Looking at my personal heroes who are on Instagram - hardcore adventurers who are master image-makers like Cory Richards and Renan Ozturk (self-described “storytellers and Instagram addicts at heart”) - reveals that they actually don’t post a constant stream of photos over the course of the day. Probably because they’re too busy doing the actual things that made them successful: being phenomenal athletes and artists. Fully in the moment, because if they’re not, they could fall off 20,000-foot mountains!
They post one to three photos a day, often less, and often long after they were taken. The 1% of people who live the most epic lives on Earth never Insta-spam, and almost never post in real time.
Remember: less is more. Make people more curious about what you’re doing by posting less, rather than lose their interest by posting too much.

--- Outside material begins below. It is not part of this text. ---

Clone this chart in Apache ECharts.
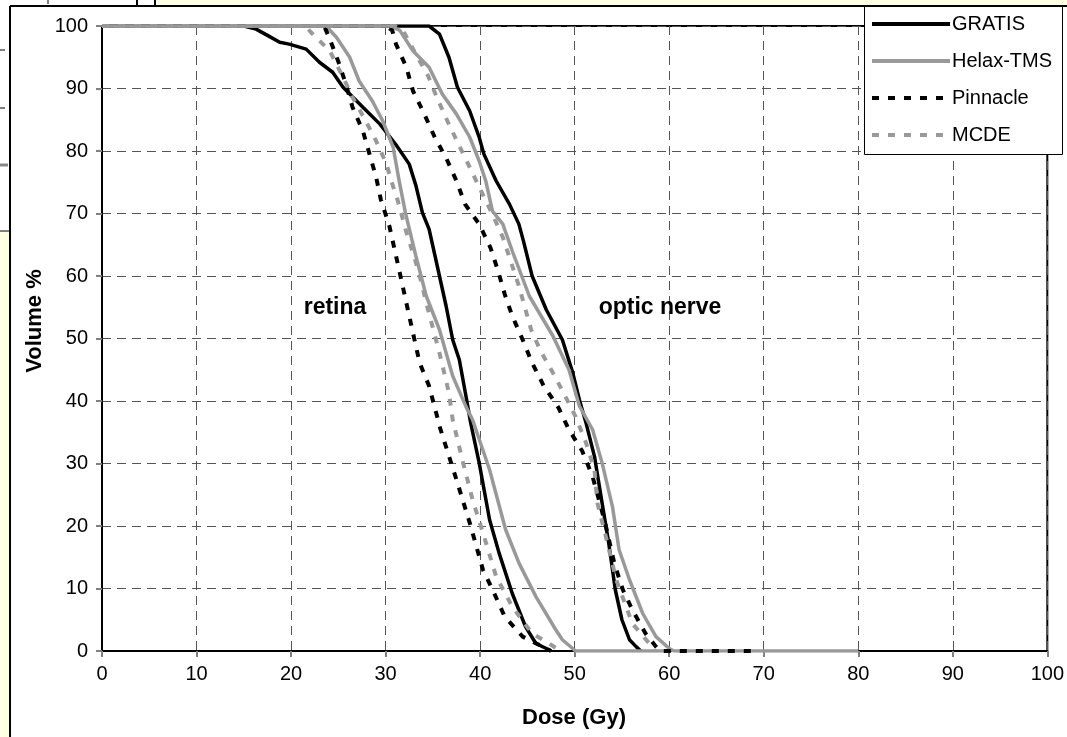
<!DOCTYPE html>
<html>
<head>
<meta charset="utf-8">
<script src="https://cdn.jsdelivr.net/npm/echarts@6/dist/echarts.min.js"></script>
<style>
  html, body { margin: 0; padding: 0; background: #ffffff; }
  #chart { width: 1067px; height: 737px; }
</style>
</head>
<body>
<div id="chart"></div>
<script>
// Dose-volume histograms: [dose (Gy), volume %]
const retinaGratis = [[0,100],[15,100],[16.3,99.5],[17.5,98.5],[18.8,97.4],[19.8,97.1],[21.6,96.3],[23.0,94.2],[24.4,92.6],[25.5,90.2],[27.6,87.0],[29.4,84.3],[31.1,81.0],[32.5,77.9],[33.2,74.5],[33.9,70.1],[34.6,67.5],[35.7,60.0],[36.4,55.2],[37.1,49.8],[37.8,46.6],[38.5,40.8],[39.0,36.5],[39.9,30.1],[41.0,21.0],[42.0,15.7],[43.4,9.2],[44.8,3.9],[45.9,1.2],[47.0,0.4],[47.5,0]];
const retinaHelax = [[0,100],[23.7,100],[24.8,98.2],[26.2,95.0],[27.2,91.2],[28.6,88.0],[29.7,84.8],[30.8,80.6],[31.4,75.5],[32.1,70.1],[33.2,63.2],[34.3,56.8],[35.7,51.4],[37.1,44.0],[38.5,39.1],[39.2,37.0],[41.0,29.0],[42.7,19.4],[44.1,14.1],[45.9,8.7],[48.0,3.4],[48.7,1.8],[50.1,0],[60,0]];
const retinaPinnacle = [[0,100],[23.5,100],[24.1,97.9],[25.1,93.9],[25.8,90.7],[26.5,87.0],[27.6,83.2],[28.3,79.5],[29.0,75.8],[29.5,72.2],[30.4,68.0],[31.5,60.5],[32.5,53.6],[33.6,46.1],[34.6,42.4],[35.8,35.5],[37.5,27.4],[38.9,20.5],[40.3,13.0],[41.5,9.2],[42.6,5.5],[44.5,2.3],[47.0,0.4],[47.5,0]];
const retinaMcde = [[0,100],[21.5,100],[22.1,99.0],[24.1,96.0],[25.5,91.8],[26.5,88.6],[27.9,84.8],[29.0,81.6],[30.1,77.9],[30.6,75.2],[31.3,72.0],[32.2,67.0],[33.1,62.7],[33.8,58.9],[34.3,55.7],[35.7,47.7],[36.7,41.3],[37.1,37.0],[38.2,30.1],[39.2,24.2],[40.3,18.9],[41.7,11.9],[43.4,7.1],[45.5,2.8],[47.3,1.2],[48.5,0]];

const opticGratis = [[0,100],[34.6,100],[35.7,98.7],[36.7,95.0],[37.6,90.2],[38.9,86.4],[39.9,82.2],[40.4,79.5],[41.7,75.2],[43.1,71.5],[44.1,68.3],[44.6,65.5],[45.5,60.0],[47.0,54.6],[48.7,49.8],[49.8,44.5],[50.5,40.2],[51.2,36.5],[52.1,31.1],[52.9,23.7],[53.6,17.3],[54.3,9.8],[55.0,5.0],[55.8,1.8],[56.5,0.7],[57.0,0]];
const opticHelax = [[0,100],[30.5,100],[31.5,99.3],[32.9,96.0],[34.6,93.4],[36.0,89.1],[37.5,85.9],[38.9,82.2],[39.9,78.4],[40.6,75.2],[41.3,70.4],[42.4,68.3],[43.4,64.0],[45.2,56.8],[47.7,50.4],[49.4,45.0],[50.5,39.2],[51.9,35.4],[52.9,30.1],[54.0,23.1],[54.7,16.2],[55.8,11.4],[57.2,6.0],[58.6,2.3],[60.0,0.4],[60.5,0],[80,0]];
const opticPinnacle = [[0,100],[30.0,100],[30.7,99.3],[31.1,97.1],[32.2,93.4],[32.9,89.6],[34.1,85.9],[35.2,82.2],[36.4,78.9],[37.5,75.2],[38.4,71.5],[39.9,68.3],[41.1,64.5],[41.9,60.8],[42.6,57.1],[43.4,53.6],[44.5,49.8],[45.5,46.1],[46.7,42.5],[48.3,38.9],[49.4,35.4],[50.8,32.0],[51.9,27.9],[52.6,24.0],[53.3,20.0],[54.2,14.0],[55.1,9.8],[56.1,6.6],[57.5,2.8],[58.6,0.7],[59.0,0],[69,0]];
const opticMcde = [[0,100],[31.0,100],[31.8,99.4],[33.2,95.5],[34.5,92.0],[35.5,88.3],[36.6,84.6],[37.8,80.8],[38.9,77.4],[40.1,73.6],[41.3,69.9],[42.4,66.2],[44.1,58.4],[45.4,51.4],[46.4,48.0],[47.7,44.5],[49.0,40.8],[50.1,37.5],[51.2,33.3],[52.1,29.0],[52.4,23.7],[53.3,18.3],[54.4,11.4],[56.1,4.4],[57.9,1.2],[58.5,0]];

const systems = ['GRATIS', 'Helax-TMS', 'Pinnacle', 'MCDE'];
const doseTicks = { min: 0, max: 100, step: 10 };
const volumeTicks = { min: 0, max: 100, step: 10 };

const styles = {
  'GRATIS':    { color: '#000000', type: 'solid', width: 3.5 },
  'Helax-TMS': { color: '#999999', type: 'solid', width: 3.5 },
  'Pinnacle':  { color: '#000000', type: [7, 9], width: 4 },
  'MCDE':      { color: '#999999', type: [7, 9], width: 4 }
};

const curves = [
  ['GRATIS', retinaGratis], ['GRATIS', opticGratis],
  ['Helax-TMS', retinaHelax], ['Helax-TMS', opticHelax],
  ['Pinnacle', retinaPinnacle], ['Pinnacle', opticPinnacle],
  ['MCDE', retinaMcde], ['MCDE', opticMcde]
];

const FONT = '"Liberation Sans", Arial, sans-serif';
const chart = echarts.init(document.getElementById('chart'), null, { renderer: 'canvas' });

const series = curves.map(([name, data]) => ({
  name,
  type: 'line',
  data,
  showSymbol: false,
  symbol: 'none',
  smooth: false,
  animation: false,
  lineStyle: { color: styles[name].color, type: styles[name].type, width: styles[name].width },
  itemStyle: { color: styles[name].color },
  z: 3
}));

const yellow = '#FFFFE3';

chart.setOption({
  backgroundColor: '#ffffff',
  animation: false,
  grid: {
    left: 102, right: 18, top: 26, bottom: 86,
    show: true, backgroundColor: '#ffffff', borderColor: '#000000', borderWidth: 2
  },
  xAxis: {
    type: 'value', min: doseTicks.min, max: doseTicks.max, interval: doseTicks.step,
    axisLine: { show: true, onZero: false, lineStyle: { color: '#000000', width: 2 } },
    axisTick: { show: true, length: 6, lineStyle: { color: '#808080', width: 2 } },
    axisLabel: { color: '#000000', fontSize: 20, fontFamily: FONT, margin: 13 },
    splitLine: { show: true, lineStyle: { color: '#555555', width: 1, type: [9, 6] } }
  },
  yAxis: {
    type: 'value', min: volumeTicks.min, max: volumeTicks.max, interval: volumeTicks.step,
    axisLine: { show: true, onZero: false, lineStyle: { color: '#000000', width: 2 } },
    axisTick: { show: true, length: 6, lineStyle: { color: '#808080', width: 2 } },
    axisLabel: { color: '#000000', fontSize: 20, fontFamily: FONT, margin: 14 },
    splitLine: { show: true, lineStyle: { color: '#555555', width: 1, type: [9, 6] } }
  },
  legend: {
    data: systems,
    orient: 'vertical',
    left: 870, top: 14,
    itemWidth: 78, itemHeight: 12, itemGap: 17,
    padding: 0,
    z: 12,
    itemStyle: { color: 'transparent', borderWidth: 0, opacity: 0 },
    lineStyle: { width: 4 },
    textStyle: { color: '#000000', fontSize: 20, fontFamily: FONT, padding: [0, 0, 0, -3] }
  },
  graphic: [
    // surrounding page strips
    { type: 'rect', shape: { x: 155, y: 0, width: 912, height: 6 }, style: { fill: yellow }, z: 1 },
    { type: 'rect', shape: { x: 0, y: 232, width: 10, height: 505 }, style: { fill: yellow }, z: 1 },
    { type: 'line', shape: { x1: 10, y1: 6, x2: 1067, y2: 6 }, style: { stroke: '#000', lineWidth: 2 }, z: 1 },
    { type: 'line', shape: { x1: 10, y1: 6, x2: 10, y2: 737 }, style: { stroke: '#000', lineWidth: 2 }, z: 1 },
    { type: 'line', shape: { x1: 137, y1: 0, x2: 137, y2: 6 }, style: { stroke: '#000', lineWidth: 2 }, z: 1 },
    { type: 'line', shape: { x1: 155, y1: 0, x2: 155, y2: 6 }, style: { stroke: '#000', lineWidth: 2 }, z: 1 },
    { type: 'line', shape: { x1: 48, y1: 0, x2: 48, y2: 4 }, style: { stroke: '#000', lineWidth: 1 }, z: 1 },
    { type: 'line', shape: { x1: 0, y1: 50, x2: 5, y2: 50 }, style: { stroke: '#000', lineWidth: 1 }, z: 1 },
    { type: 'line', shape: { x1: 0, y1: 108, x2: 5, y2: 108 }, style: { stroke: '#000', lineWidth: 1 }, z: 1 },
    { type: 'line', shape: { x1: 0, y1: 165, x2: 8, y2: 165 }, style: { stroke: '#888', lineWidth: 3 }, z: 1 },
    { type: 'line', shape: { x1: 0, y1: 231, x2: 10, y2: 231 }, style: { stroke: '#000', lineWidth: 1 }, z: 1 },
    // legend frame
    { type: 'rect', shape: { x: 864.5, y: 6.5, width: 198, height: 148 }, style: { fill: '#ffffff', stroke: '#000000', lineWidth: 1 }, z: 11 },
    // axis titles
    { type: 'text', x: 35, y: 321, rotation: Math.PI / 2,
      style: { text: 'Volume %', fill: '#000', font: 'bold 22px ' + FONT, align: 'center', verticalAlign: 'middle' }, z: 5 },
    { type: 'text', x: 574, y: 718,
      style: { text: 'Dose (Gy)', fill: '#000', font: 'bold 22px ' + FONT, align: 'center', verticalAlign: 'middle' }, z: 5 },
    // structure annotations
    { type: 'text', x: 335, y: 308,
      style: { text: 'retina', fill: '#000', font: 'bold 23px ' + FONT, align: 'center', verticalAlign: 'middle' }, z: 5 },
    { type: 'text', x: 660, y: 308,
      style: { text: 'optic nerve', fill: '#000', font: 'bold 23px ' + FONT, align: 'center', verticalAlign: 'middle' }, z: 5 }
  ],
  series
});
</script>
</body>
</html>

How do you decide what to share? The best social media posts have one thing in common: they have something beautiful, funny, or interesting to impart, whether it’s a story, a moment captured, or an insight. They aren’t out there just for attention, but they end up getting a lot of it because they’re worth the attention. Ask yourself, “What could people get out of this photo/status message/tweet?”

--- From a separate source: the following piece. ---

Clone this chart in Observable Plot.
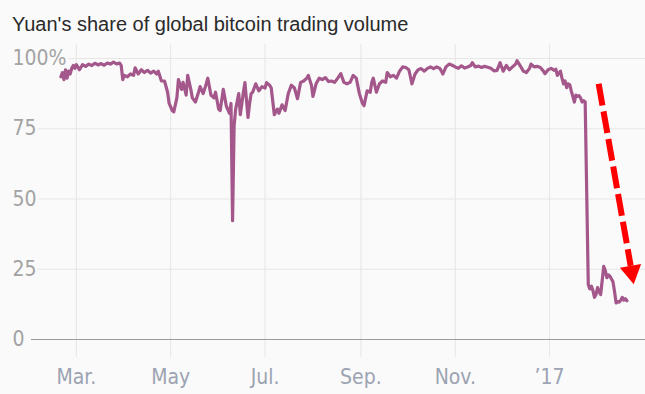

Of course, it’s your right to post whatever you want to and you shouldn’t care too much what other people think. But don’t pretend you don’t care about the audience when the whole point of social media is reaching an audience. Why even post it if it’s “only for yourself”? Even an everyday selfie becomes charming when paired with the right story, as illustrated by Taylor Freesolo:
4. Put. The camera. Down.
If you’re not a professional photographer/filmmaker traveling explicitly to make good images, I daresay it’s in your best interest to take the picture and get the phone/camera out of the way ASAP. The longer you look through the viewfinder or at the LCD, the less time you’re actually LOOKING AT THE THING.
You spend so much time looking at travel photos on the Internet at home, and when you're finally out there, you're still looking at a screen? Stop that!
This applies especially to rare, fleeting encounters. When I was in Ecuador, I went on a trip to see humpback whales for the first time. But I ended up with mediocre footage because I was shooting without looking at the LCD! I thought, if I wanted to look at whales on a tiny screen, I’d watch the BBC on my iPhone. But to see a massive humpback whale leap out of the water right before your eyes —- there is no photo or video in the world that can compare to that.
If you’re hell-bent on taking good pictures, consider going back only to take pictures. You can’t half-ass great photography. Amateurs get a few lucky shots, while pros take thousands to find that one that’s good enough, and do tons of preparation to get it.
5. Remember: invisibility is a superpower.
As Banksy once said: “I don’t know why people are so keen to put the details of their private life in public. They forget that invisibility is a superpower.”
Rediscover that superpower, and what you gain will be more life in every breath.